The most famous of four parts is of course, "The Sword in the Stone" (1938) and deservedly so. It is a spiritual ancestor of Harry Potter with a poor, unloved boy being cared for by kind and eccentric magician (again, wonderful Merlyn with his shy owl) and it was later made even more world famous in Disney version. What Disney could never repeat was T.H.White's way with the story and how everything works out so magically - just like with "Hobbit", I was instantly hypnotized on a first page and just couldn't let go, until the end when my eyes teared up because the novel ended, I seriously got a lump in my throat and was very emotional at this point (although everything ended on a happy note). Honestly, I loved this first part so much that I think that I continued with other three parts because of this one.

"The Queen of Air and Darkness" (1939) suddenly takes a far more serious turn. From now on is all about grown-up Arthur and what dilemmas, doubts and philosophies crossed his mind as he decided to change the world and to create Camelot, with his brave knights who would live by strict rules of honesty and truth. It is a natural sequel but at the same time feels like a completely different novel, because suddenly here we are faced with far more serious approach and some unexpectedly adult food for thoughts. 

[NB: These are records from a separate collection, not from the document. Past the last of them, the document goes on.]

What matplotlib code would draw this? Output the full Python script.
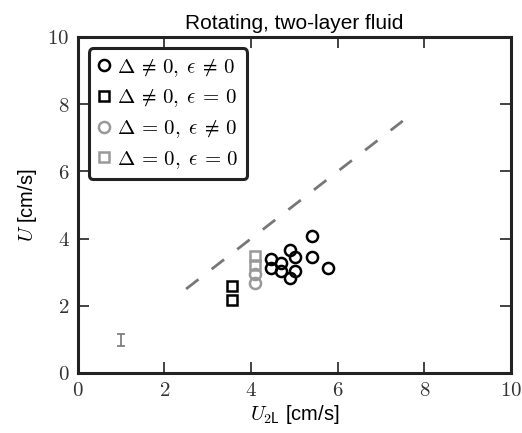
import matplotlib
matplotlib.use('Agg')
import matplotlib.pyplot as plt

plt.rcParams['mathtext.fontset'] = 'cm'
plt.rcParams['font.family'] = ['Liberation Sans', 'DejaVu Sans']

# black circles: Delta != 0, eps != 0
u2l_c = [5.40, 4.90, 5.01, 5.40, 4.45, 4.69, 4.45, 4.69, 5.01, 5.77, 4.90]
u_c = [4.08, 3.66, 3.44, 3.45, 3.39, 3.26, 3.12, 3.05, 3.04, 3.13, 2.82]
# black squares: Delta != 0, eps = 0
u2l_s = [3.55, 3.55]
u_s = [2.60, 2.17]
# grey circles: Delta = 0, eps != 0
u2l_gc = [4.08, 4.08]
u_gc = [2.95, 2.69]
# grey squares: Delta = 0, eps = 0
u2l_gs = [4.08, 4.08]
u_gs = [3.48, 3.22]
# reference line and error bar
line_x = [2.5, 7.5]
line_y = [2.5, 7.5]
err_x, err_y, err_h = 1.0, 0.98, 0.17

ticks = [0, 2, 4, 6, 8, 10]

fig = plt.figure(figsize=(5.22, 4.33), dpi=100)
ax = fig.add_axes([0.149, 0.1386, 0.830, 0.776])

grey = '#999999'
ax.plot(line_x, line_y, '--', color='#777777', lw=2, dashes=(5.65, 6.0))
ax.plot(u2l_c, u_c, 'o', mfc='none', mec='k', mew=1.8, ms=8,
        label=r'$\Delta \,\neq\, 0,\; \epsilon \,\neq\, 0$')
ax.plot(u2l_s, u_s, 's', mfc='none', mec='k', mew=1.8, ms=7.5,
        label=r'$\Delta \,\neq\, 0,\; \epsilon \,=\, 0$')
ax.plot(u2l_gc, u_gc, 'o', mfc='none', mec=grey, mew=1.8, ms=8,
        label=r'$\Delta \,=\, 0,\; \epsilon \,\neq\, 0$')
ax.plot(u2l_gs, u_gs, 's', mfc='none', mec=grey, mew=1.8, ms=7.5,
        label=r'$\Delta \,=\, 0,\; \epsilon \,=\, 0$')
ax.errorbar([err_x], [err_y], yerr=[err_h], fmt='none', ecolor='#777777',
            elinewidth=1.2, capsize=3, capthick=1.2)

ax.set_xlim(0, 10)
ax.set_ylim(0, 10)
ax.set_xticks(ticks)
ax.set_yticks(ticks)
ax.set_xticklabels(['$%d$' % t for t in ticks])
ax.set_yticklabels(['$%d$' % t for t in ticks])
ax.tick_params(direction='in', length=8, width=1.2, labelsize=15,
               top=True, right=True, pad=6, colors='#222222')
ax.tick_params(labelcolor='#333333')
for s in ax.spines.values():
    s.set_linewidth(2.2)
    s.set_color('#222222')

ax.set_xlabel(r'$U_{\mathsf{2L}}$ [cm/s]', fontsize=14.5, labelpad=2)
ax.set_ylabel(r'$U$ [cm/s]', fontsize=14.5, labelpad=6)
ax.set_title('Rotating, two-layer fluid', fontsize=15, pad=6)

leg = ax.legend(loc='upper left', fontsize=15, handlelength=0.6,
                handletextpad=0.35, borderpad=0.4, labelspacing=0.42,
                borderaxespad=0.55, fancybox=True, numpoints=1)
leg.get_frame().set_linewidth(2.2)
leg.get_frame().set_edgecolor('#222222')
leg.get_frame().set_alpha(1)

fig.savefig('out.png', dpi=100)
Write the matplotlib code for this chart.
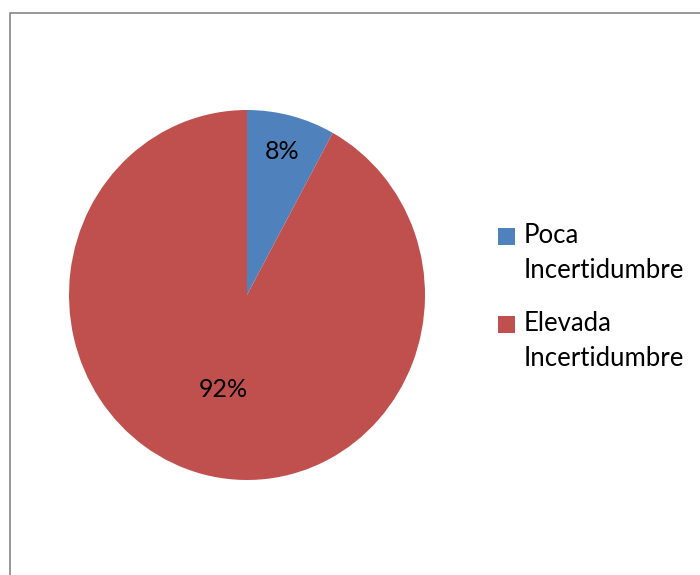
import matplotlib.pyplot as plt
from matplotlib.patches import Rectangle
import numpy as np

categories = ["Poca\nIncertidumbre", "Elevada\nIncertidumbre"]
values = [8, 92]
colors = ["#4F81BD", "#C0504D"]

plt.rcParams['font.family'] = ['Lato', 'DejaVu Sans']

fig = plt.figure(figsize=(7, 5.75), dpi=100)

# chart border (runs off the right and bottom edges)
fig.patches.append(Rectangle((9.5 / 700, -0.05), 1.0, 1 - 12.5 / 575 + 0.05,
                             transform=fig.transFigure, fill=False,
                             edgecolor="#868686", linewidth=1.2))

ax = fig.add_axes([69 / 700, 95 / 575, 356 / 700, 370 / 575])
wedges, texts, autotexts = ax.pie(values, colors=colors, startangle=90,
                                  counterclock=False, radius=1,
                                  autopct="%1.0f%%", pctdistance=0.6,
                                  textprops={"fontsize": 18, "color": "black"},
                                  wedgeprops={"linewidth": 0})
ax.set_aspect("auto")
ax.set_xlim(-1, 1)
ax.set_ylim(-1, 1)

# move percentage labels like the original
for t, r in zip(autotexts, [0.8, 0.525]):
    x, y = t.get_position()
    n = np.hypot(x, y)
    t.set_position((x / n * r, y / n * r))

# legend drawn by hand so the square sits on the first line
for i, (lab, col) in enumerate(zip(categories, colors)):
    ytop = 228 + i * 88
    fig.patches.append(Rectangle((498 / 700, 1 - (ytop + 17) / 575), 17 / 700, 17 / 575,
                                 transform=fig.transFigure, facecolor=col,
                                 edgecolor="none"))
    for j, line in enumerate(lab.split("\n")):
        base = 243 + i * 88 + j * 35
        fig.text(524 / 700, 1 - base / 575, line, fontsize=18.5,
                 va="baseline", ha="left")

fig.savefig("out.png", dpi=100)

Just like in Arthurian legends, King Arthur slowly fades in the background and instead of being the main character, he now now gives spotlight to Sir Lancelot who is the main character in "The Ill-Made Knight"(1940) that is all about dangers rising from the Northern clan of Orkney aristocrats (kind of Scottish mafia, who constantly revenge each other and are determined to destroy peaceful Camelot. One of the ways to do so is to break Camelot in two by publicly shaming secret lovers (Lancelot and Guinevere) and demanding them to be punished. White very cleverly uses characters to address much bigger issues, story is so gripping and dark now that you can't believe this is the same book.

"The Candle in the Wind" (1958) is a culmination (or final destruction) of everything King Arthur and Camelot stands for. Since we all know the story, T.H.White re-tells it from different and unexpected perspectives, kind of second-hand witnesses or letters written about certain happenings. There is nothing lighthearted or funny here, this is all very serious and often philosophical. White might have been writing about King Arthur but he is actually writing about state of the world, human never ending attempts to rise above barbarity, serious issues. Revenge, peace, loyalty, kindness, truth and such. There is a very beautiful and unforgettable scene where elderly King Arthur know he and all the knights will be killed next day in a battle and he gently orders a young page boy to escape and remember Camelot so the idea of truth and honesty would not be forgotten. The whole book is so perfect that it just makes me weep.

I can hardly remember when was the last time a book moved me so much. 
T.H.White writing style is maddening because he goes off in unexpected directions so often that I wanted to scream "not again!" but you kind of get used to it because he creates such a unforgettable, lovable characters like King Pellinore (and his beast). I absolutely love this book and can't believe that it took me 46 years to discover it. I guess it could be read from many different perspectives - it is so multi-layered that you will notice different things at various stages of your life.

“The best thing for being sad," replied Merlin, beginning to puff and blow, "is to learn something. That's the only thing that never fails. You may grow old and trembling in your anatomies, you may lie awake at night listening to the disorder of your veins, you may miss your only love, you may see the world about you devastated by evil lunatics, or know your honour trampled in the sewers of baser minds. There is only one thing for it then — to learn. Learn why the world wags and what wags it. That is the only thing which the mind can never exhaust, never alienate, never be tortured by, never fear or distrust, and never dream of regretting. Learning is the only thing for you. Look what a lot of things there are to learn.”